*Description of the task*
Can you print the data exactly and leave out each image?

*Information shown*

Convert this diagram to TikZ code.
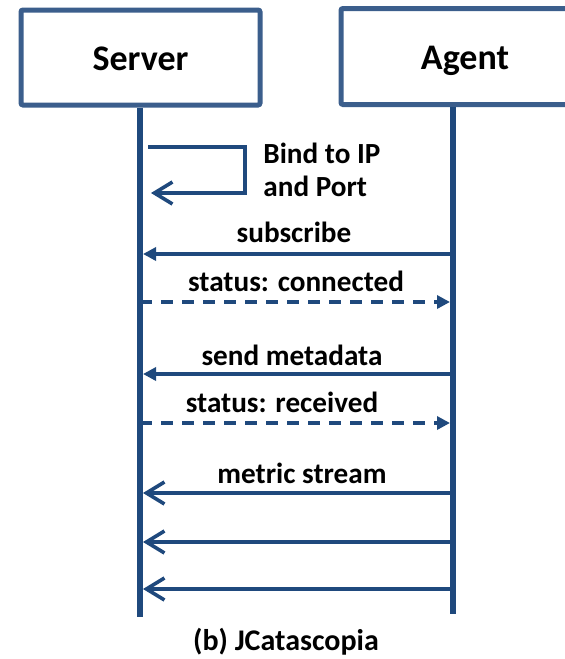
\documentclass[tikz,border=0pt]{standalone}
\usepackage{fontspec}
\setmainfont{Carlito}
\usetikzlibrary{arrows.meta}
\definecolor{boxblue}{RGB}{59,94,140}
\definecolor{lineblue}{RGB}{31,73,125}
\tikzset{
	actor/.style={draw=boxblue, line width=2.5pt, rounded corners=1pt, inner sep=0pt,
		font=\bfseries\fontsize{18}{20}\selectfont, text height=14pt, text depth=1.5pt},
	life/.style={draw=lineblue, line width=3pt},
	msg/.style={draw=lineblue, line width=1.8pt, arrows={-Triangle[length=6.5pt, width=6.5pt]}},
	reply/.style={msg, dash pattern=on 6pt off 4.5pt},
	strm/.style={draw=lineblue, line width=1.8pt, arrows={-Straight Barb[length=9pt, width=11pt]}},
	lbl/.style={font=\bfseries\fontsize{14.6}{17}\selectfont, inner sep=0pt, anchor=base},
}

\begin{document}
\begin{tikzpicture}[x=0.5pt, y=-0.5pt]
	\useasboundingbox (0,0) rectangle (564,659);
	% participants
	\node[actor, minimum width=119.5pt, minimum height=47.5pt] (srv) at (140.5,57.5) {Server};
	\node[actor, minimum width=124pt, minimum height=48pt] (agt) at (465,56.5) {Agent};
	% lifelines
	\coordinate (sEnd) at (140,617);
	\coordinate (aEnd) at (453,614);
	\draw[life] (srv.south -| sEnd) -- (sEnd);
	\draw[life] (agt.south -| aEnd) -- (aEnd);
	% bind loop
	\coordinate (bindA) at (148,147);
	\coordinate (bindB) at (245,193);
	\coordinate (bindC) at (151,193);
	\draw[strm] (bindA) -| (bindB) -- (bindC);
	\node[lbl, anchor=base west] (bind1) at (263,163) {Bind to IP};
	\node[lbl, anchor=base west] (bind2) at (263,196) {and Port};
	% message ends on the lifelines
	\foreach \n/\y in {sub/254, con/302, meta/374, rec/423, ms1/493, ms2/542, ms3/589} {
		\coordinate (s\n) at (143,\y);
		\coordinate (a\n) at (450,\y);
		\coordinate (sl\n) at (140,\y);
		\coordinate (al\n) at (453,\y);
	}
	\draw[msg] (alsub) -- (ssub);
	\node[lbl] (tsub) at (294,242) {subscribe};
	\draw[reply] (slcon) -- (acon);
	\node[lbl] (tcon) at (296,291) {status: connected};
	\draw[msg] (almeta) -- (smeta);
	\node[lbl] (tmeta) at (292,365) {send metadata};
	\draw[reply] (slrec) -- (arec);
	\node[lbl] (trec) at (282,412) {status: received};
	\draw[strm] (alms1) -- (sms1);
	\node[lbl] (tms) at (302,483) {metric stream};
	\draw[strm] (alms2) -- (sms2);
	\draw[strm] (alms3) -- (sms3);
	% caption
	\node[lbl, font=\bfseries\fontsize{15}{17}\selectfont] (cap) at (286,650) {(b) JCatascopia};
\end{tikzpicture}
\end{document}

*Final result*
Convert this diagram to TikZ code.
\documentclass[tikz,border=0pt]{standalone}
\usepackage{fontspec}
\setmainfont{Carlito}
\usetikzlibrary{arrows.meta}
\definecolor{boxblue}{RGB}{59,94,140}
\definecolor{lineblue}{RGB}{31,73,125}
\tikzset{
	actor/.style={draw=boxblue, line width=2.5pt, rounded corners=1pt, inner sep=0pt,
		font=\bfseries\fontsize{18}{20}\selectfont, text height=14pt, text depth=1.5pt},
	life/.style={draw=lineblue, line width=3pt},
	msg/.style={draw=lineblue, line width=1.8pt, arrows={-Triangle[length=6.5pt, width=6.5pt]}},
	reply/.style={msg, dash pattern=on 6pt off 4.5pt},
	strm/.style={draw=lineblue, line width=1.8pt, arrows={-Straight Barb[length=9pt, width=11pt]}},
	lbl/.style={font=\bfseries\fontsize{14.6}{17}\selectfont, inner sep=0pt, anchor=base},
}

\begin{document}
\begin{tikzpicture}[x=0.5pt, y=-0.5pt]
	\useasboundingbox (0,0) rectangle (564,659);
	% participants
	\node[actor, minimum width=119.5pt, minimum height=47.5pt] (srv) at (140.5,57.5) {Server};
	\node[actor, minimum width=124pt, minimum height=48pt] (agt) at (465,56.5) {Agent};
	% lifelines
	\coordinate (sEnd) at (140,617);
	\coordinate (aEnd) at (453,614);
	\draw[life] (srv.south -| sEnd) -- (sEnd);
	\draw[life] (agt.south -| aEnd) -- (aEnd);
	% bind loop
	\coordinate (bindA) at (148,147);
	\coordinate (bindB) at (245,193);
	\coordinate (bindC) at (151,193);
	\draw[strm] (bindA) -| (bindB) -- (bindC);
	\node[lbl, anchor=base west] (bind1) at (263,163) {Bind to IP};
	\node[lbl, anchor=base west] (bind2) at (263,196) {and Port};
	% message ends on the lifelines
	\foreach \n/\y in {sub/254, con/302, meta/374, rec/423, ms1/493, ms2/542, ms3/589} {
		\coordinate (s\n) at (143,\y);
		\coordinate (a\n) at (450,\y);
		\coordinate (sl\n) at (140,\y);
		\coordinate (al\n) at (453,\y);
	}
	\draw[msg] (alsub) -- (ssub);
	\node[lbl] (tsub) at (294,242) {subscribe};
	\draw[reply] (slcon) -- (acon);
	\node[lbl] (tcon) at (296,291) {status: connected};
	\draw[msg] (almeta) -- (smeta);
	\node[lbl] (tmeta) at (292,365) {send metadata};
	\draw[reply] (slrec) -- (arec);
	\node[lbl] (trec) at (282,412) {status: received};
	\draw[strm] (alms1) -- (sms1);
	\node[lbl] (tms) at (302,483) {metric stream};
	\draw[strm] (alms2) -- (sms2);
	\draw[strm] (alms3) -- (sms3);
	% caption
	\node[lbl, font=\bfseries\fontsize{15}{17}\selectfont] (cap) at (286,650) {(b) JCatascopia};
\end{tikzpicture}
\end{document}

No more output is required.